Repeat what the lines below say, word for word, and skip every image.

----

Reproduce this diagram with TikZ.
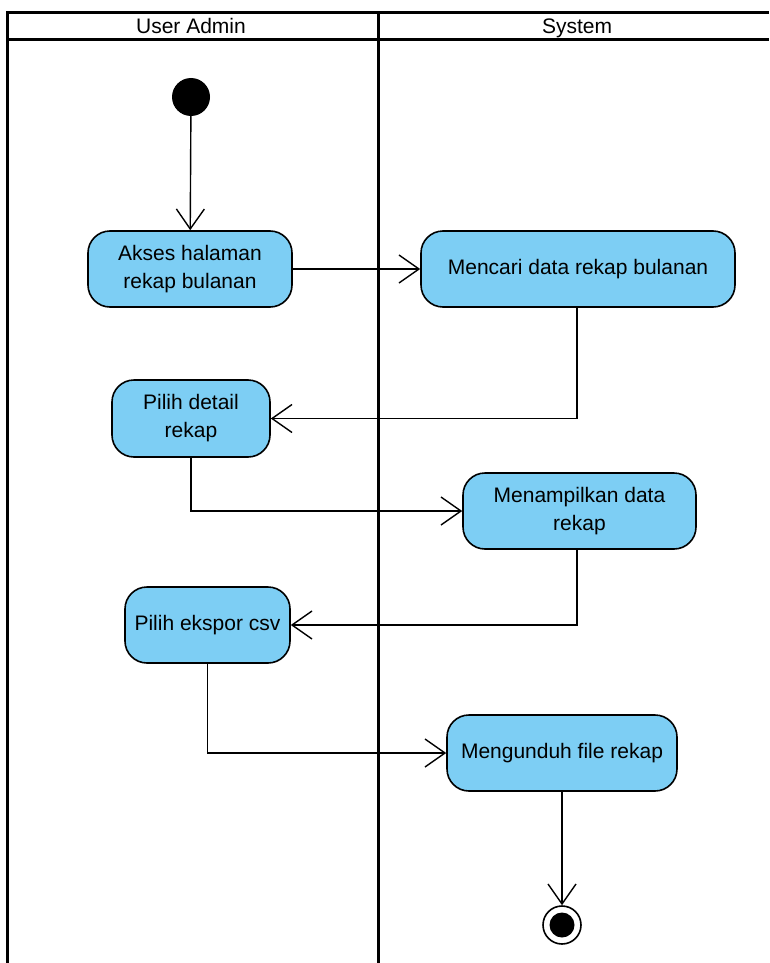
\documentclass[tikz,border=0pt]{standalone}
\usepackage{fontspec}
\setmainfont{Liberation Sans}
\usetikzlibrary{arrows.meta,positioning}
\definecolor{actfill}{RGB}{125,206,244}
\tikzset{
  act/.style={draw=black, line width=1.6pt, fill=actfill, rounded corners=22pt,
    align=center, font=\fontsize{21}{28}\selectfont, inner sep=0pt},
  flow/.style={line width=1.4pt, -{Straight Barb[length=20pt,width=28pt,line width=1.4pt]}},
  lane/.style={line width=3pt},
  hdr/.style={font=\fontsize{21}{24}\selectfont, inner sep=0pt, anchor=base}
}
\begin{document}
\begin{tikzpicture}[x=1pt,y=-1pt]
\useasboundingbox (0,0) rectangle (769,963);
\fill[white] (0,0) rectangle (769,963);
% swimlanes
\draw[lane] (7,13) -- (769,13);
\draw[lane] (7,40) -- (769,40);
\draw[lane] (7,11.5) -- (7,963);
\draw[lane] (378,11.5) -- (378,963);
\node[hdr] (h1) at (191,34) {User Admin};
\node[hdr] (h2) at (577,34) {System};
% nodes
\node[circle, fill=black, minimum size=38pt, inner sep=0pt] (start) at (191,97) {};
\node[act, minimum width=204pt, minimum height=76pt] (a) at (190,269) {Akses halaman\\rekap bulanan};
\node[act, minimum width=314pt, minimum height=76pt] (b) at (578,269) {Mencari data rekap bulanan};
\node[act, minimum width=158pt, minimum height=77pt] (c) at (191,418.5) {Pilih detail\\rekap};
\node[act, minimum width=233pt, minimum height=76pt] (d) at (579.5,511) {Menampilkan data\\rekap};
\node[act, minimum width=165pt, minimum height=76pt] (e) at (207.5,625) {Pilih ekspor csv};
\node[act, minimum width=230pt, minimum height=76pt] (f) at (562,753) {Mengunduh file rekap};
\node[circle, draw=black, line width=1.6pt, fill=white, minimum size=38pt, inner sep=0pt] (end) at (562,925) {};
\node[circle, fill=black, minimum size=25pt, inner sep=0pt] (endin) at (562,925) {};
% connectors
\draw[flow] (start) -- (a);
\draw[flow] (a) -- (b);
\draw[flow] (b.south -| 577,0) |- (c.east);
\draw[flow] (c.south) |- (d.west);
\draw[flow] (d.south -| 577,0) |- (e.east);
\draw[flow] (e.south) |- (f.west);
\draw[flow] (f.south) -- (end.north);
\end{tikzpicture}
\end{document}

----

= Answer below =
Reproduce this diagram with TikZ.
\documentclass[tikz,border=0pt]{standalone}
\usepackage{fontspec}
\setmainfont{Liberation Sans}
\usetikzlibrary{arrows.meta,positioning}
\definecolor{actfill}{RGB}{125,206,244}
\tikzset{
  act/.style={draw=black, line width=1.6pt, fill=actfill, rounded corners=22pt,
    align=center, font=\fontsize{21}{28}\selectfont, inner sep=0pt},
  flow/.style={line width=1.4pt, -{Straight Barb[length=20pt,width=28pt,line width=1.4pt]}},
  lane/.style={line width=3pt},
  hdr/.style={font=\fontsize{21}{24}\selectfont, inner sep=0pt, anchor=base}
}
\begin{document}
\begin{tikzpicture}[x=1pt,y=-1pt]
\useasboundingbox (0,0) rectangle (769,963);
\fill[white] (0,0) rectangle (769,963);
% swimlanes
\draw[lane] (7,13) -- (769,13);
\draw[lane] (7,40) -- (769,40);
\draw[lane] (7,11.5) -- (7,963);
\draw[lane] (378,11.5) -- (378,963);
\node[hdr] (h1) at (191,34) {User Admin};
\node[hdr] (h2) at (577,34) {System};
% nodes
\node[circle, fill=black, minimum size=38pt, inner sep=0pt] (start) at (191,97) {};
\node[act, minimum width=204pt, minimum height=76pt] (a) at (190,269) {Akses halaman\\rekap bulanan};
\node[act, minimum width=314pt, minimum height=76pt] (b) at (578,269) {Mencari data rekap bulanan};
\node[act, minimum width=158pt, minimum height=77pt] (c) at (191,418.5) {Pilih detail\\rekap};
\node[act, minimum width=233pt, minimum height=76pt] (d) at (579.5,511) {Menampilkan data\\rekap};
\node[act, minimum width=165pt, minimum height=76pt] (e) at (207.5,625) {Pilih ekspor csv};
\node[act, minimum width=230pt, minimum height=76pt] (f) at (562,753) {Mengunduh file rekap};
\node[circle, draw=black, line width=1.6pt, fill=white, minimum size=38pt, inner sep=0pt] (end) at (562,925) {};
\node[circle, fill=black, minimum size=25pt, inner sep=0pt] (endin) at (562,925) {};
% connectors
\draw[flow] (start) -- (a);
\draw[flow] (a) -- (b);
\draw[flow] (b.south -| 577,0) |- (c.east);
\draw[flow] (c.south) |- (d.west);
\draw[flow] (d.south -| 577,0) |- (e.east);
\draw[flow] (e.south) |- (f.west);
\draw[flow] (f.south) -- (end.north);
\end{tikzpicture}
\end{document}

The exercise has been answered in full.